### INSTRUCTION:
Among the lines listed below, count those that include the string "uses", and state only the count.

### DATA IN THIS EXERCISE:
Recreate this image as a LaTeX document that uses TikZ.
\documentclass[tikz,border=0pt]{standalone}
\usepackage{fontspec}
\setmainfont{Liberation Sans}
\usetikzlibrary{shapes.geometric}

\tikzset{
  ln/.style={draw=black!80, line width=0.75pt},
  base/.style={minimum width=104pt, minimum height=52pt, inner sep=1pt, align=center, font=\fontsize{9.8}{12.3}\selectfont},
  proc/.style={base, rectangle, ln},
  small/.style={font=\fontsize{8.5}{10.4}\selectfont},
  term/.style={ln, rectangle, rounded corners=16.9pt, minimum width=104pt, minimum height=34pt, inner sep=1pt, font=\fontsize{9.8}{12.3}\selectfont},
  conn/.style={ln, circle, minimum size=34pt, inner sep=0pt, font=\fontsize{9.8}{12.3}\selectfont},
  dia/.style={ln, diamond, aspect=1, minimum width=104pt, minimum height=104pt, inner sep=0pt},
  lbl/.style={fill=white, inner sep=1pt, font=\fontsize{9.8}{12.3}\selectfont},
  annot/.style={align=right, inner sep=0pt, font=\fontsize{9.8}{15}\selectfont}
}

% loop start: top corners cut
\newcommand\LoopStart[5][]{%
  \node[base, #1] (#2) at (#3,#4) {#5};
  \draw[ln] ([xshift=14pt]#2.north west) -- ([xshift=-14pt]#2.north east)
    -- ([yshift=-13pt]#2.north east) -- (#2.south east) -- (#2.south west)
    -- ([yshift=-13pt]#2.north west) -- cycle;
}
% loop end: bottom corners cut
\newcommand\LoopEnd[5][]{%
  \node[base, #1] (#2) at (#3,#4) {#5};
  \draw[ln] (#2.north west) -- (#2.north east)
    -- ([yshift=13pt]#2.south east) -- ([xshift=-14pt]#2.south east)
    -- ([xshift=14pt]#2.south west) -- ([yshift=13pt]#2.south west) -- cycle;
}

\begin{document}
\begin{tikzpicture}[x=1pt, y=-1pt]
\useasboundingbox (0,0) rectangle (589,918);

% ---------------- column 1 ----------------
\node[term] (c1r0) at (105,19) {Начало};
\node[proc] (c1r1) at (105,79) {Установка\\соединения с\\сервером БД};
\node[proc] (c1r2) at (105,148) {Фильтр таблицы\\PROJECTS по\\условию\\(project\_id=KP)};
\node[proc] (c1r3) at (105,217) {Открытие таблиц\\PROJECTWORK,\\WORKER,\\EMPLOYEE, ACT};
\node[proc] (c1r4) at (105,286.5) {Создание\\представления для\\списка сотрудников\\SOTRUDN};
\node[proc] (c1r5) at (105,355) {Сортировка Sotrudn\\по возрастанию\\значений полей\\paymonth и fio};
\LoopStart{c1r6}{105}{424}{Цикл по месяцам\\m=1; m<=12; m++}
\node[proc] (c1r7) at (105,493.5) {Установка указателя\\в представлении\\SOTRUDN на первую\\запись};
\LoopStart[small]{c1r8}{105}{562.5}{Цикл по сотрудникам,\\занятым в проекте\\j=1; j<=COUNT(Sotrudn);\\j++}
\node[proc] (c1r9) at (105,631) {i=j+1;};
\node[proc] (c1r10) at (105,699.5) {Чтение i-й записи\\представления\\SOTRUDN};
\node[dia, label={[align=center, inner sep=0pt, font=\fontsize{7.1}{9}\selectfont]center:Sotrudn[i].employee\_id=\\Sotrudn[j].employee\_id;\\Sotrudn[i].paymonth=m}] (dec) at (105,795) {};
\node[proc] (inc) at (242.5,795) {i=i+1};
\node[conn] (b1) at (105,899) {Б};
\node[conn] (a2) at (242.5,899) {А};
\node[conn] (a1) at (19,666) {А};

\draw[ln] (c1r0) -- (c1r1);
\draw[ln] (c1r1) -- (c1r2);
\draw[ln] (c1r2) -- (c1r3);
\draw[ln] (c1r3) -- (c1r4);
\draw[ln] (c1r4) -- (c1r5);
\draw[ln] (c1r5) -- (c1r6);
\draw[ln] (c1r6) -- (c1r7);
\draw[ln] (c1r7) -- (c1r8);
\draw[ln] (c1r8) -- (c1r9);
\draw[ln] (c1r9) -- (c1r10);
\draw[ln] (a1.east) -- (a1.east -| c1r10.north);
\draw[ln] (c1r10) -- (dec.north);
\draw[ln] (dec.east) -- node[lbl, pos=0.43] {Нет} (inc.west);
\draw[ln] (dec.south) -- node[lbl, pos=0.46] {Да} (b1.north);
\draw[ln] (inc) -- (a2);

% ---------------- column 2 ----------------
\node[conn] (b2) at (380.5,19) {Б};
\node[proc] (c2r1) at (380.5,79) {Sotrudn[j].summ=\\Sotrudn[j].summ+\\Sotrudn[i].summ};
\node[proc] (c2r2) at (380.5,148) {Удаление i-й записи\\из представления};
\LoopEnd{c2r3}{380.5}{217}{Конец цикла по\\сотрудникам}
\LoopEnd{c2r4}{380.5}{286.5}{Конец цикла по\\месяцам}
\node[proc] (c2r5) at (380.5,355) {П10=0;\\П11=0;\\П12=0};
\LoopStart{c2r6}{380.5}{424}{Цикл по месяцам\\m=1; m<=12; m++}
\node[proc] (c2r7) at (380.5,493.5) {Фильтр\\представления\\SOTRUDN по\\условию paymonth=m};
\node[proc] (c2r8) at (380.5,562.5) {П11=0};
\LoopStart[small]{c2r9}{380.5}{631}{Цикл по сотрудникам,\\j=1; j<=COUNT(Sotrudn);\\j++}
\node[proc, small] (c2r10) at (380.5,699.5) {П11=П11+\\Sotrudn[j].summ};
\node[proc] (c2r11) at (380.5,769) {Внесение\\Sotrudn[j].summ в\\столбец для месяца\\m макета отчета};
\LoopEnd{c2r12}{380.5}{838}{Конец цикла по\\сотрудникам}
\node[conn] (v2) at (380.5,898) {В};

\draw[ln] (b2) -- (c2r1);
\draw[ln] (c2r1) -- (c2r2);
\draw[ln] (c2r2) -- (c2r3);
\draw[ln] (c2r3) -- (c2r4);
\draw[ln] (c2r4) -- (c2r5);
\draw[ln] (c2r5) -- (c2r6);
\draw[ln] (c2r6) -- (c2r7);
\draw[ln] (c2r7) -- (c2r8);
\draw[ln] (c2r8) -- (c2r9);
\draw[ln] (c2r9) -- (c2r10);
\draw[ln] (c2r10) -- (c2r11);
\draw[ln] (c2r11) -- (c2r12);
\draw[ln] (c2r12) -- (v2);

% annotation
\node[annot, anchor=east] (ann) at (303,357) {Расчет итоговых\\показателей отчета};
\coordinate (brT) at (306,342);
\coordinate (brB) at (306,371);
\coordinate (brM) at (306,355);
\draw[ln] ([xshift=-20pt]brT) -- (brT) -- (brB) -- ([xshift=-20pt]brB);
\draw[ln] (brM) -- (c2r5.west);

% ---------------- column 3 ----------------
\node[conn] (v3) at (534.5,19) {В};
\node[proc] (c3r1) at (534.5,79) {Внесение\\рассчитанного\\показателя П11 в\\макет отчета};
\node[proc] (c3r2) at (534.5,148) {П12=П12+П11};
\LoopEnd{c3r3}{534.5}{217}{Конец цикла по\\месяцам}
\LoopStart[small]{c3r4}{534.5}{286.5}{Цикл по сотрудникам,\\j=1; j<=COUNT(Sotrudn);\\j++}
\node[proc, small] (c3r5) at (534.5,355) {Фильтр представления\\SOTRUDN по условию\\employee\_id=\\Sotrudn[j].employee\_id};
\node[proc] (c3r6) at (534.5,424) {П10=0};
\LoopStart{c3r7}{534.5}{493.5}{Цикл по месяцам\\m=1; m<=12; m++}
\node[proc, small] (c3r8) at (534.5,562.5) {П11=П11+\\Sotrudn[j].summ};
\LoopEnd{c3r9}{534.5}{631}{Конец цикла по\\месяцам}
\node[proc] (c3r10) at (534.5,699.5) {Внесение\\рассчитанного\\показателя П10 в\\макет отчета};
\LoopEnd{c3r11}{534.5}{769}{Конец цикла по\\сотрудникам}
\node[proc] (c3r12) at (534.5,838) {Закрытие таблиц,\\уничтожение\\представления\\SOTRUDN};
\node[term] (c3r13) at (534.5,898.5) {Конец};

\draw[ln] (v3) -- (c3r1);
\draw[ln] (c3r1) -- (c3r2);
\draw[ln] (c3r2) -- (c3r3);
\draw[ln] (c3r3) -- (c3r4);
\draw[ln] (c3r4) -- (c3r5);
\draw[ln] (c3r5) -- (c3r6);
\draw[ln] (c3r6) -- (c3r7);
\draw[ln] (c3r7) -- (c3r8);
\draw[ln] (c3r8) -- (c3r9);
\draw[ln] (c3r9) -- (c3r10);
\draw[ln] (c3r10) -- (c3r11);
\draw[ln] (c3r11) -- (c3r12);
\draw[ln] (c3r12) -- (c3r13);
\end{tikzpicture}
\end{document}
==
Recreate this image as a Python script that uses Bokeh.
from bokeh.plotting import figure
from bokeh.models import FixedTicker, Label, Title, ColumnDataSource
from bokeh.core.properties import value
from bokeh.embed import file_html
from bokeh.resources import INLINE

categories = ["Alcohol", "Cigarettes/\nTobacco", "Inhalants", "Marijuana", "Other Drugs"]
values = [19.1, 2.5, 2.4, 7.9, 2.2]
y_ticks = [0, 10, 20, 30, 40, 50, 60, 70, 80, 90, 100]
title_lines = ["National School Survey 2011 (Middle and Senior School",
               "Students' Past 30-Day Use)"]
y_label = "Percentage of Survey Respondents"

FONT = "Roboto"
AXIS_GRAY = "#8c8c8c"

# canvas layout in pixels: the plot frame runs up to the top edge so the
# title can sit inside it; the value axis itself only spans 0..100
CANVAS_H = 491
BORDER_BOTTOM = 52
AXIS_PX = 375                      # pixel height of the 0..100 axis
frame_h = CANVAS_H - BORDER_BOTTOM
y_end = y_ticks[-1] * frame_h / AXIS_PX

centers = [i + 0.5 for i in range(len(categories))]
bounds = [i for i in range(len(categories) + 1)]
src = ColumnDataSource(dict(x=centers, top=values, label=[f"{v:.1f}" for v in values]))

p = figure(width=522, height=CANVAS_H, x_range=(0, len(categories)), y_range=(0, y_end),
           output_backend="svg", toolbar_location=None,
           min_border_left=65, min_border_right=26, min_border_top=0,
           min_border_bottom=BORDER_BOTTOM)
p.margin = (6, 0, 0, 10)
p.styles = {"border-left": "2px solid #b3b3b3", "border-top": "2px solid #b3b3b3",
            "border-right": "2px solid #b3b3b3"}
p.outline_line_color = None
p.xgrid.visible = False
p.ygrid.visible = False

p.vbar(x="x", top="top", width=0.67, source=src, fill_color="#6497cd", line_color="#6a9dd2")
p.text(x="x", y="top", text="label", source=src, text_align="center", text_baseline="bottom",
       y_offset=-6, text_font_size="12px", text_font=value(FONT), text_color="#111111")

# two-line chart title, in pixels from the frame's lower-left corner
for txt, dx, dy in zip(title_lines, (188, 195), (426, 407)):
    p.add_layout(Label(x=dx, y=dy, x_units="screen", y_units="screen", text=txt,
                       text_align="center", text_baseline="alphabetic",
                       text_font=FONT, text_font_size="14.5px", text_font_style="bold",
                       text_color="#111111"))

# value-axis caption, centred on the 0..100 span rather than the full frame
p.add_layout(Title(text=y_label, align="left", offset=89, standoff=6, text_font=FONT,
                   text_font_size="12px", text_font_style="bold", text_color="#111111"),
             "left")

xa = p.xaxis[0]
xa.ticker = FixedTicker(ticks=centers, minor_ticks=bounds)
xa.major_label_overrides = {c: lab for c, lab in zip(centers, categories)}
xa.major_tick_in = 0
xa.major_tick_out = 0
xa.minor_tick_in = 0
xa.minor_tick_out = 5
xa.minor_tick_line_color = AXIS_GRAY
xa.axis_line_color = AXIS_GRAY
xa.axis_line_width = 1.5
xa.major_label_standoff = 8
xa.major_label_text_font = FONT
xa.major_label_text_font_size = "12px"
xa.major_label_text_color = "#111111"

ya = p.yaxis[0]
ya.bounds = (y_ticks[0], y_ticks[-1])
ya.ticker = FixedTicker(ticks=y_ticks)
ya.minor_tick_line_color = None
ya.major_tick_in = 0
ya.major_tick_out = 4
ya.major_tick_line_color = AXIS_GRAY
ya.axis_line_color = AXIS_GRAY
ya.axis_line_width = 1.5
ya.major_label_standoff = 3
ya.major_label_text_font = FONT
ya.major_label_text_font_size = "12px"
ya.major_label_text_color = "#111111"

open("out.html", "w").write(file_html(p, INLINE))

### REPLY:
2